Hey all,
I have a pickle file on s3 (which comes from a python/pandas DataFrame), and I want to read it into R. I know from a previous question how to read in a csv, and if I was in Python, I'd know how to read in a pickle from s3, but I am having difficulty combining them in R with reticulate.
In Python, I run the following:
import pandas as pd
import pickle
import boto3
from io import BytesIO
bucket = 'my_bucket'
filename = 'my_filename.pkl'
s3 = boto3.resource('s3')
with BytesIO() as data:
s3.Bucket(my_bucket).download_fileobj(my_filename, data)
data.seek(0)
df1 = pickle.load(data)
which works succesfully.
so I tried to convert this into R, but failed:
library(reticulate)
reticulate::use_condaenv("base2", required = TRUE)

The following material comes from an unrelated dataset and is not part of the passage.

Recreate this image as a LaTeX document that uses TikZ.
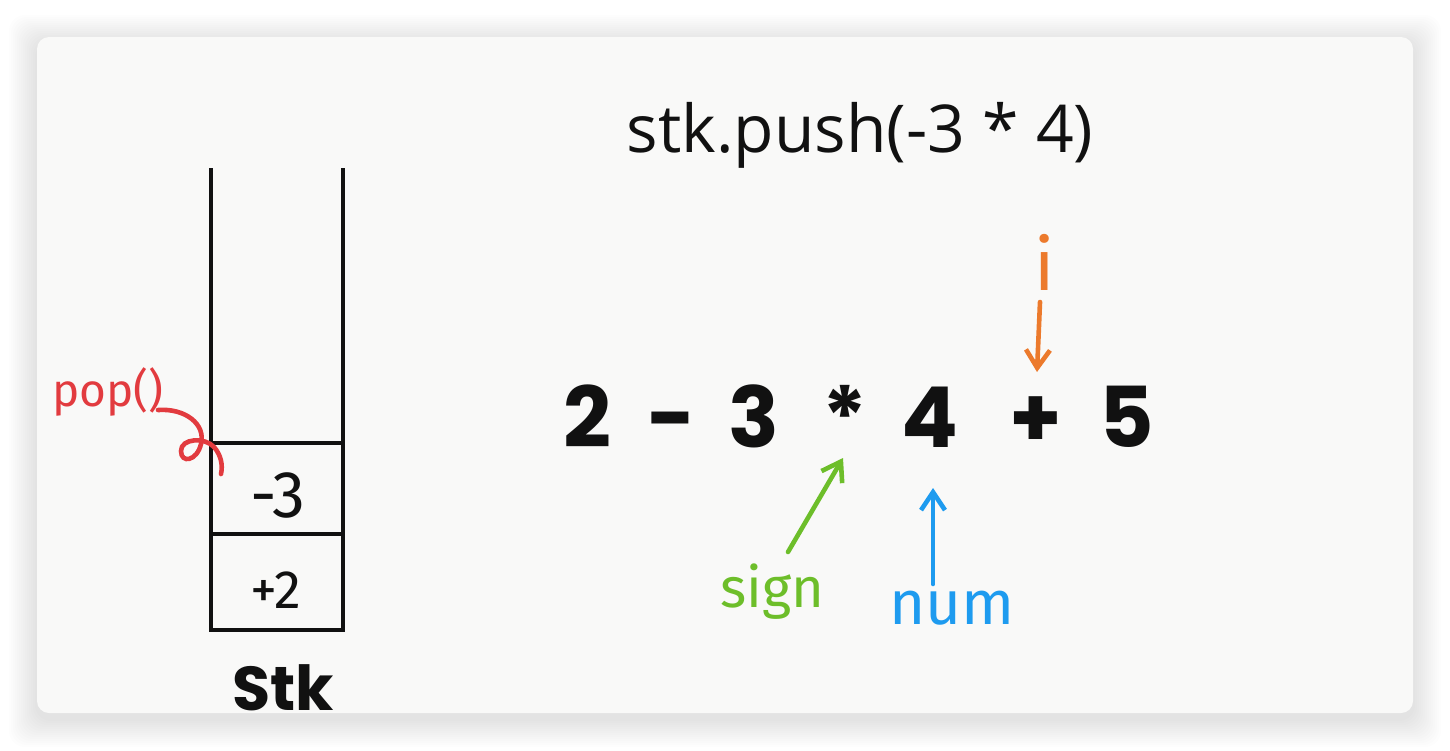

boto3 <- reticulate::import("boto3")
pickle <- reticulate::import("pickle")
io <- reticulate::import("io")
data <- io$BytesIO()
s3 <- boto3$resource("s3")
bucket <- 'my_bucket'
filename <- "my_filename.pkl"
s3$Bucket(bucket)$download_fileobj(filename, data)
data$seek(0)
#> Error in py_call_impl(callable, dots$args, dots$keywords): TypeError: integer argument expected, got float
df1 <- pickle$load(data)
#> Error in py_call_impl(callable, dots$args, dots$keywords): UnicodeDecodeError: 'utf-8' codec can't decode byte 0x80 in position 4: invalid start byte
Created on 2020-07-23 by the reprex package (v0.3.0)
Can anyone help with the python <--> R conversion?